What are Forex Trading Signals? What is Forex? Forex stands for Foreign Exchange and it is the exchange of currencies globally. For example, an individual would like to exchange U.S. dollars for Euros or the British Pound for Japanese Yen. The worth of the individual currency goes up and down with the level of exchanges made. So when a trade is made, the currency you bought or sold will go up or down. When you choose to buy or sell is the most important key to profitability in a trade. Therefore, a Trading Signal is some measure or point when a currency reaches that should trigger a buy or sell.

Let's look at this in greater detail.

Let's say that you are trading the currency pair of EUR/USD. You have noticed that there is an uptrend in the Euro from a low of 1.3507 to a high of 1.3590 today and it looks to you that the Euro may continue to go up. What would be the Forex Trading Signal in this scenario if the price is currently at 1.3580? Well, you could set the Signal for a Buy at 1.3582 if you think the Euro will continue to go up in value and take a profit at 1.3595, based on the assumption that the Euro will continue to strengthen against the dollar.

The historical fact that the Euro has gone up, can be diagrammed by what is called a Trendline. The trendline is a moving average can forecast what the price could be in the near future. Once the price passes a certain threshold a Trading Signal can be triggered for a Buy or Sell.
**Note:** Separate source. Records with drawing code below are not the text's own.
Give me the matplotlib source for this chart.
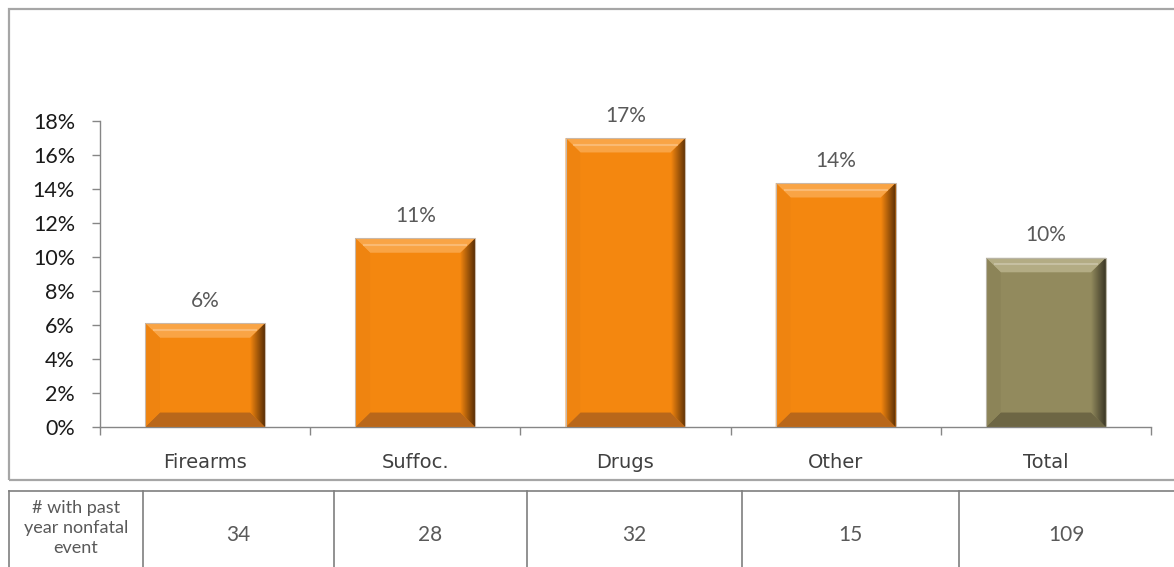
import matplotlib
matplotlib.use('Agg')
import matplotlib.pyplot as plt
import numpy as np
from matplotlib.patches import Polygon, Rectangle
from matplotlib.colors import LinearSegmentedColormap
from matplotlib.lines import Line2D

# data
categories = ['Firearms', 'Suffoc.', 'Drugs', 'Other', 'Total']
pct_values = [6.1, 11.1, 17.0, 14.35, 9.95]
pct_labels = ['6%', '11%', '17%', '14%', '10%']
row_label = '# with past\nyear nonfatal\nevent'
counts = ['34', '28', '32', '15', '109']
y_ticks = [0, 2, 4, 6, 8, 10, 12, 14, 16, 18]

W, H = 1174, 567
fig = plt.figure(figsize=(W / 100, H / 100), dpi=100)
fig.patch.set_facecolor('white')

ax = fig.add_axes([100 / W, 1 - 427 / H, (1151 - 100) / W, (427 - 121) / H])

orange = {'main': '#F4870F', 'top': '#F9A445', 'left': '#EF8410',
          'bottom': '#B9671A', 'dark': '#5A2E05', 'edge': '#C9B8A8'}
olive = {'main': '#928A5D', 'top': '#B3AC84', 'left': '#8C8458',
         'bottom': '#6D6644', 'dark': '#3A3625', 'edge': '#B8B4A6'}

bar_w = 0.57
bx = 0.07   # bevel width in category units
by = 0.85   # bevel height in percent units


def bevel_bar(ax, x, h, c):
    x0, x1 = x - bar_w / 2, x + bar_w / 2
    ax.add_patch(Rectangle((x0, 0), bar_w, h, facecolor=c['main'],
                           edgecolor='none', zorder=2))
    top = Polygon([(x0, h), (x1, h), (x1 - bx, h - by), (x0 + bx, h - by)],
                  closed=True, facecolor=c['top'], edgecolor='none', zorder=3)
    bot = Polygon([(x0, 0), (x1, 0), (x1 - bx, by), (x0 + bx, by)],
                  closed=True, facecolor=c['bottom'], edgecolor='none', zorder=3)
    left = Polygon([(x0, 0), (x0, h), (x0 + bx, h - by), (x0 + bx, by)],
                   closed=True, facecolor=c['left'], edgecolor='none', zorder=3)
    right = Polygon([(x1, 0), (x1, h), (x1 - bx, h - by), (x1 - bx, by)],
                    closed=True, facecolor='none', edgecolor='none', zorder=3)
    for p in (top, bot, left, right):
        ax.add_patch(p)
    cmap = LinearSegmentedColormap.from_list('g', [c['main'], c['dark']])
    grad = np.linspace(0, 1, 64).reshape(1, -1)
    im = ax.imshow(grad, cmap=cmap, extent=[x1 - bx, x1, 0, h],
                   aspect='auto', zorder=3, interpolation='bilinear')
    im.set_clip_path(right)
    # thin highlight line inside top bevel
    ax.plot([x0 + bx * 0.6, x1 - bx * 0.6], [h - by * 0.45, h - by * 0.45],
            color='#FFFFFF', alpha=0.25, lw=1.5, zorder=4)
    ax.add_patch(Rectangle((x0, 0), bar_w, h, facecolor='none',
                           edgecolor=c['edge'], lw=0.8, zorder=5))


x = np.arange(len(categories))
for i, v in enumerate(pct_values):
    bevel_bar(ax, x[i], v, olive if categories[i] == 'Total' else orange)
    ax.annotate(pct_labels[i], (x[i], v), xytext=(0, 9), textcoords='offset points',
                ha='center', va='bottom', fontsize=15, color='#595959', family='Lato')

ax.set_xlim(-0.5, len(categories) - 0.5)
ax.set_ylim(0, 18)
ax.set_yticks(y_ticks)
ax.set_yticklabels([f'{t}%' for t in y_ticks], fontsize=15.5, color='#1A1A1A', family='Lato')
ax.set_xticks(np.arange(len(categories) + 1) - 0.5)
ax.set_xticklabels([])
ax.set_xticks(x, minor=True)
ax.set_xticklabels(categories, minor=True, fontsize=14, color='#404040', family='DejaVu Sans')
ax.tick_params(axis='x', which='minor', length=0, pad=19)
ax.tick_params(axis='x', which='major', length=6, color='#868686', width=1)
ax.tick_params(axis='y', length=6, color='#868686', width=1, pad=12)
for s in ('top', 'right'):
    ax.spines[s].set_visible(False)
for s in ('left', 'bottom'):
    ax.spines[s].set_color('#868686')
    ax.spines[s].set_linewidth(1)

# outer chart border
fig.add_artist(Rectangle((9 / W, 1 - 480 / H), 1.2, (480 - 9) / H,
                         transform=fig.transFigure, facecolor='none',
                         edgecolor='#A6A6A6', lw=1.6, clip_on=False))

# table below chart
col_edges = [9, 143, 334, 527, 742, 959, 1174]
tbl_top = 491
line_c = '#7F7F7F'
fig.add_artist(Line2D([col_edges[0] / W, 1], [1 - tbl_top / H] * 2,
                      transform=fig.transFigure, color=line_c, lw=1.2))
for e in col_edges[:-1]:
    fig.add_artist(Line2D([e / W, e / W], [1 - tbl_top / H, 0],
                          transform=fig.transFigure, color=line_c, lw=1.2))
mid_y = 1 - 528 / H
fig.text((col_edges[0] + col_edges[1]) / 2 / W, mid_y, row_label, ha='center', va='center',
         fontsize=13, color='#595959', family='Lato', linespacing=1.3)
for i, n in enumerate(counts):
    fig.text((col_edges[i + 1] + col_edges[i + 2]) / 2 / W, mid_y - 0.012, n, ha='center',
             va='center', fontsize=15, color='#595959', family='Lato')

fig.savefig('out.png', dpi=100)
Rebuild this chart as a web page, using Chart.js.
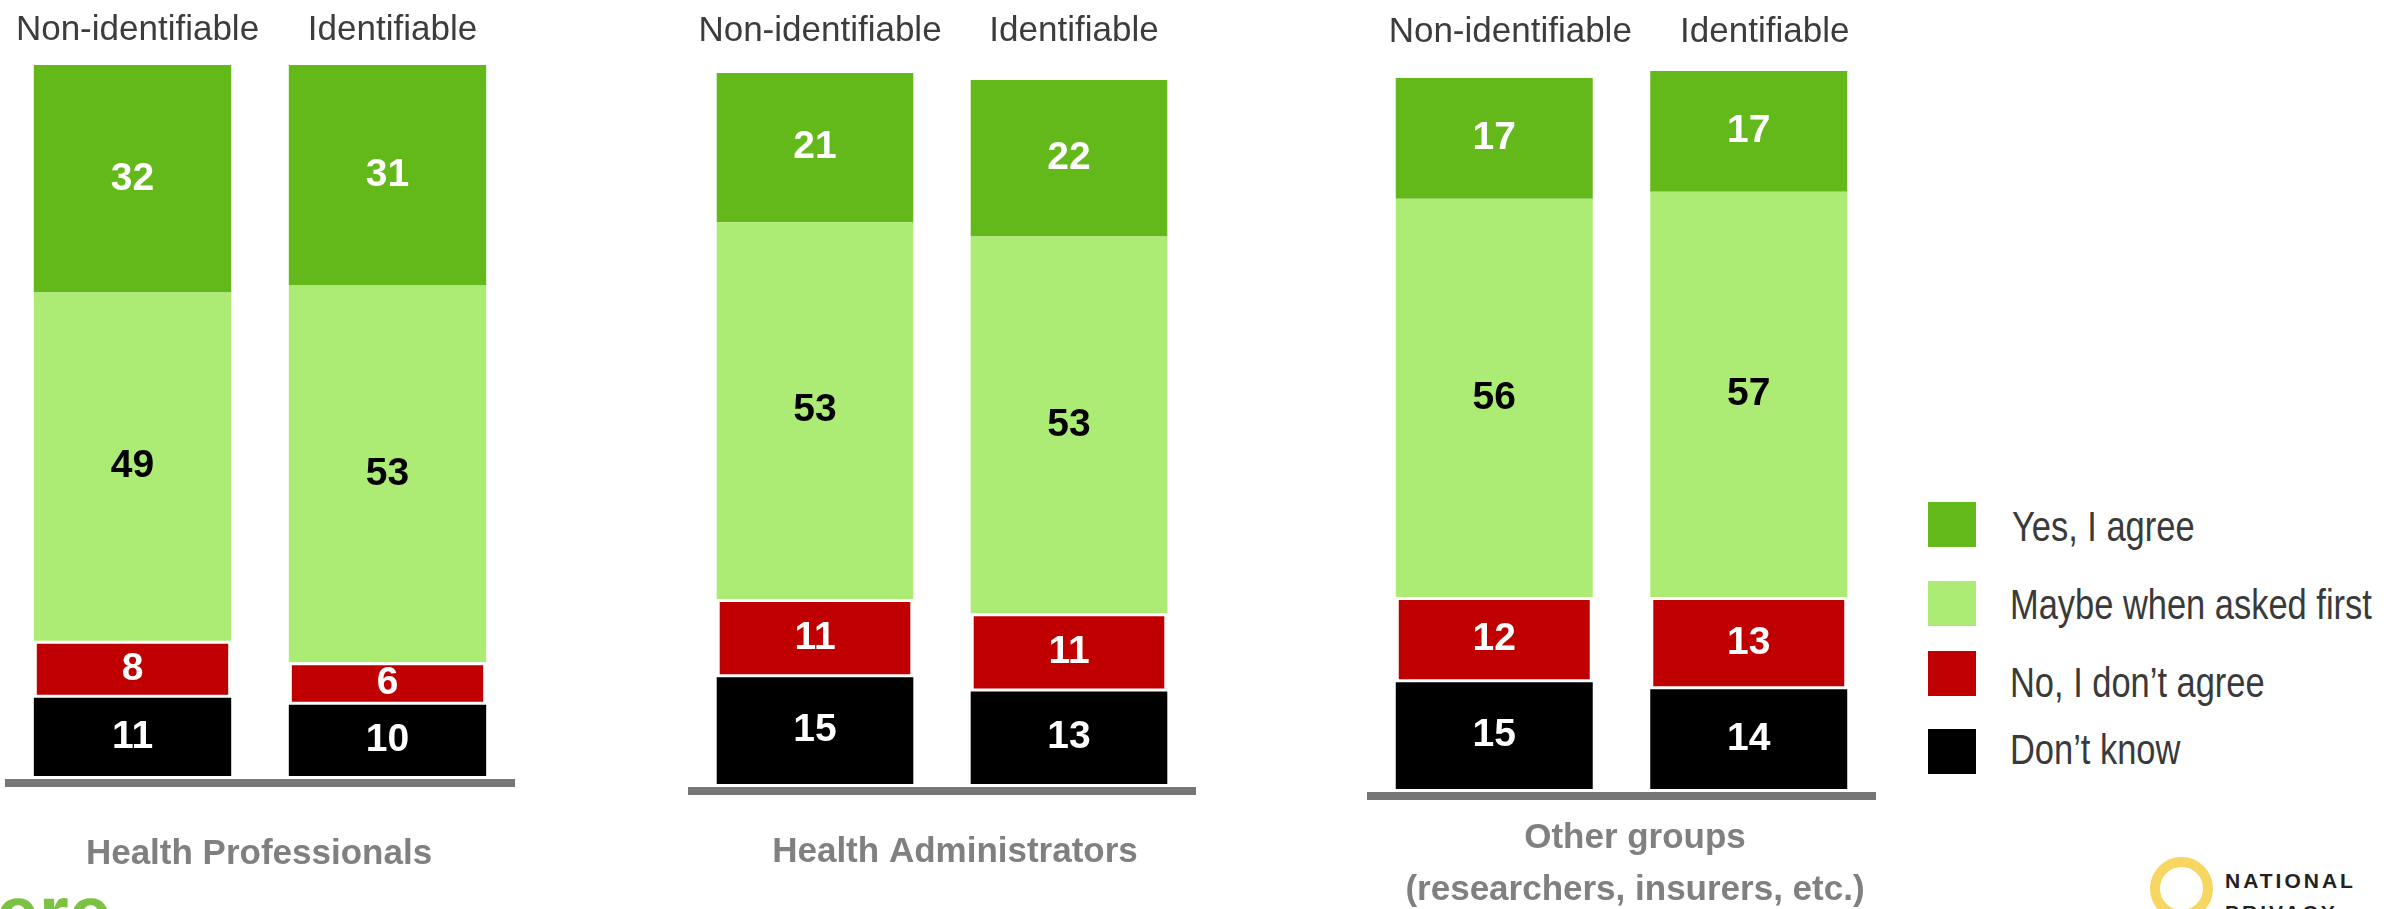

Forex Trading signals can be generated by computer software that tracks the currency pairs and makes Trendlines in order to aid in the trade decision and establish Trading Signal Triggers for when to buy or sell. There are many different software providers and they all attempt to predict what will happen with a currency so that a trader can profit more than they lose. Most software uses all sorts of different mathematical models with complex algorithms in a attempt to predict future behavior. How effective is it? Well, judging by the profitability of individuals who use it, I'd say the best algorithms are marginal at best.

While Forex Trading Signals can be generated by computer programs, there is a human component that I don't think can be mathematically attained. Therefore, while Trading Signals can help, I don't believe in basing any trading decision wholly on them.